Many of these loans were paid as early as 1940, as soon as the lender managed to escape the Nazis. In 1945 JDC established a committee to receive further requests for reimbursement. Many of the lists kept by the JDC representatives were lost or destroyed during the war. Lenders had little or no documentation. Some produced a handwritten note on a cigarette box, others a wrinkled piece of paper. Some were only able to mention the name of the JDC representative in the city where they had lived. All were accepted for review, and most were promptly reimbursed, even when lists of lenders were lost or the JDC representative had perished at the hands of the Nazis.
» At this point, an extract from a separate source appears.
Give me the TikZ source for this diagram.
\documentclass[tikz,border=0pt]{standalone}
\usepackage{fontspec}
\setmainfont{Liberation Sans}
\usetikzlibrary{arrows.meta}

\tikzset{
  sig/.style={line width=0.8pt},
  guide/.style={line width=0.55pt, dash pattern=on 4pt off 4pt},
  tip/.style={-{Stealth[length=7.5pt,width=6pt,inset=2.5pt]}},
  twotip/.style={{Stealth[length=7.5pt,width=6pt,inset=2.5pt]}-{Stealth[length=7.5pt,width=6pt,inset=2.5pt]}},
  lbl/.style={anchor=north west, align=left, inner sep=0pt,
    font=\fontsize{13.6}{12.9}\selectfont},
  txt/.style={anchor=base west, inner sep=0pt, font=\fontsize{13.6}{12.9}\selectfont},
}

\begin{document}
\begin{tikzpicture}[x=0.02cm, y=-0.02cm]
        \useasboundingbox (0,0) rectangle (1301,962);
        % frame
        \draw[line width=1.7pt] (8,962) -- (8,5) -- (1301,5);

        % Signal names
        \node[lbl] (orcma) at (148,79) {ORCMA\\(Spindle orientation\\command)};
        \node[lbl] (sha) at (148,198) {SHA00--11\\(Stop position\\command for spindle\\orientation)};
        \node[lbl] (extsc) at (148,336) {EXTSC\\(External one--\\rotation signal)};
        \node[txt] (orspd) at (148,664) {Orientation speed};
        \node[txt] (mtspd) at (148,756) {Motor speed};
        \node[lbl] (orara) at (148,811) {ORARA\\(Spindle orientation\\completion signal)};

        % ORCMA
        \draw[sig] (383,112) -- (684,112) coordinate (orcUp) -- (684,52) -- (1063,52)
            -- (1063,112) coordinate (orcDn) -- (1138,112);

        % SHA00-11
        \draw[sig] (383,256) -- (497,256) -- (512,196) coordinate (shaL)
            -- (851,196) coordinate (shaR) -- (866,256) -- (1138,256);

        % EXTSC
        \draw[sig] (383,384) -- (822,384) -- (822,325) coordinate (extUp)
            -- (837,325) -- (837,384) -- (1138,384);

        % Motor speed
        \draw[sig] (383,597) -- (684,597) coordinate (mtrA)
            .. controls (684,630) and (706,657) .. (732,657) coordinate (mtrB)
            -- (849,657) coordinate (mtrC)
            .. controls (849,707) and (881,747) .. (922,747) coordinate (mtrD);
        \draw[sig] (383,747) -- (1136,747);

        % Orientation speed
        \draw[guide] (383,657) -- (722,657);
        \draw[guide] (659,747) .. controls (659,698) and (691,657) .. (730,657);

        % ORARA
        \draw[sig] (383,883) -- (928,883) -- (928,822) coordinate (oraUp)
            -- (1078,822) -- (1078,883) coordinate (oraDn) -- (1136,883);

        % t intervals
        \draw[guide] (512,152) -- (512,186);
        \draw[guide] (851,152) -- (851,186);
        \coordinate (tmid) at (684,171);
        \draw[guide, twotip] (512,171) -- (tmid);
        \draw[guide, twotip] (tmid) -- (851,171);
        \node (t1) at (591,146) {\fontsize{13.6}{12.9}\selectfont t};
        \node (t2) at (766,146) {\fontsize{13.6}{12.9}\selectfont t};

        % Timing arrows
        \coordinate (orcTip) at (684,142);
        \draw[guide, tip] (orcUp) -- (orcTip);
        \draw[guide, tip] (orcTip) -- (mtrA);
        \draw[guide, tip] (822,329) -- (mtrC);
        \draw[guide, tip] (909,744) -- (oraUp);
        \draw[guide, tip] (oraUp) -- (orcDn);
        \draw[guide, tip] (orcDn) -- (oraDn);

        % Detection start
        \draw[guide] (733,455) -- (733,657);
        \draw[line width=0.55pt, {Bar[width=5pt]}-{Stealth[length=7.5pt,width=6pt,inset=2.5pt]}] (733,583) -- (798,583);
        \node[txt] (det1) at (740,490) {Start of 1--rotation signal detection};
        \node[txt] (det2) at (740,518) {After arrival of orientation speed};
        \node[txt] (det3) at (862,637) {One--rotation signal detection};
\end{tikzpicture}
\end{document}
The reimbursement committee continued its work through the 1950’s and some requests for reimbursement were settled as late as the 1960’s. By this time requests had been settled in JDC offices all over the world including New York, Paris, Lisbon, Budapest and in Palestine. It is safe to assume that most of those who loaned money to JDC were repaid.
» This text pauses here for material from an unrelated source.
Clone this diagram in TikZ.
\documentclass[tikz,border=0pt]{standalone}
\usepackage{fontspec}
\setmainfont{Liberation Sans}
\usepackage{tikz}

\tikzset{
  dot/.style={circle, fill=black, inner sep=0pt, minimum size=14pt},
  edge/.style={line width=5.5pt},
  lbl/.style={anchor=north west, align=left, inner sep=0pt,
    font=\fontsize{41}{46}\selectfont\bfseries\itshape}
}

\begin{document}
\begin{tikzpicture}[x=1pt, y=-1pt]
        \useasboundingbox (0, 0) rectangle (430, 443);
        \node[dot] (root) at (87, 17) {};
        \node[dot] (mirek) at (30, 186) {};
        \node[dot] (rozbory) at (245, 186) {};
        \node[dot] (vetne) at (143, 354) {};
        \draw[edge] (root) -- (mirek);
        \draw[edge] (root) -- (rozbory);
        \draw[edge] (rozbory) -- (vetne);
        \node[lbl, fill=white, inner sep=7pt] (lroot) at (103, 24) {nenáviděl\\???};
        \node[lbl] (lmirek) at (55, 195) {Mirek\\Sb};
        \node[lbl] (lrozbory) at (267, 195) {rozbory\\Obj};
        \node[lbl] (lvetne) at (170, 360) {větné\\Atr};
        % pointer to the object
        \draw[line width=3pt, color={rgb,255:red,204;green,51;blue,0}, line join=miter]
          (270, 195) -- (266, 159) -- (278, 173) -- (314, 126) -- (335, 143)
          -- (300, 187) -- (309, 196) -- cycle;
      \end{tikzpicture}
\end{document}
In fact, the Arad Committee found JDC had "acted in good faith and weighed all matters pertaining to the repayment of the loans" and found "no flaw in the manner in which JDC operated insofar as repayment of the loans was concerned." Members of the Arad Committee are: Dr. Yitzchak Arad (Chair), former Chair of the Yad Vashem Governing Board; Prof. Yisrael Gutman, historian, chief scholar of Yad Vashem; Chair of the editorial board of the Encyclopedia of the Holocaust; Aviv Levin, Esq., Attorney, former Chief Legal Advisor and Co-Managing Director of Bank Hapoalim; and Jeshajahu Weinberg (z"l), founding Director of the Holocaust Memorial Museum in Washington D.C.
The Board of Directors of JDC discussed the findings of the Arad Committee and resolved that those loans were debts of honor that JDC would continue to honor without time limitation, deadlines or expiration dates. Although it is hard to believe that there are still individuals who had loaned money to JDC during World War II and were not reimbursed the JDC Board instructed the staff to create the mechanism for examining such requests.
Today JDC announced the formation of a new WWII Loans Review Committee responsible for examining claims on loans made to the JDC during the dark days of WWII. Former Registrar Judge of the Supreme Court of Israel, David Bar-Tov, will chair the Committee, which marks the conclusion of a heroic chapter in JDC history.
JDC Executive Vice-President Michael Schneider explained the formation of the Review Committee by stating, "when JDC formed the Arad Committee we pledged a thorough review of this important chapter in our history. There was a need to gather all facts and compose a full picture of the issue. The Arad Committee achieved this goal as much as humanly possible considering the scarcity of documents and the sad fact that all JDC staff from that period have passed away. We are continuing to do the right thing regarding war time loans to JDC. Many of these records were destroyed in the war, and so we can never be certain, or close our doors to the possibility that somewhere out there, there may still be rightful claimants to these loans. We continue to welcome and will examine every personal claim made in this matter."
Also serving on the Loans Review Committee is Herbert Block, Assistant Executive Vice-President of JDC in New York and former Assistant to the Mayor of New York. The Committee’s third member is Dr. Zvi Feine, JDC-Israel’s Deputy Director. Eliyahu Shashua, JDC International Legal Consultant will serve as Coordinator of the Committee.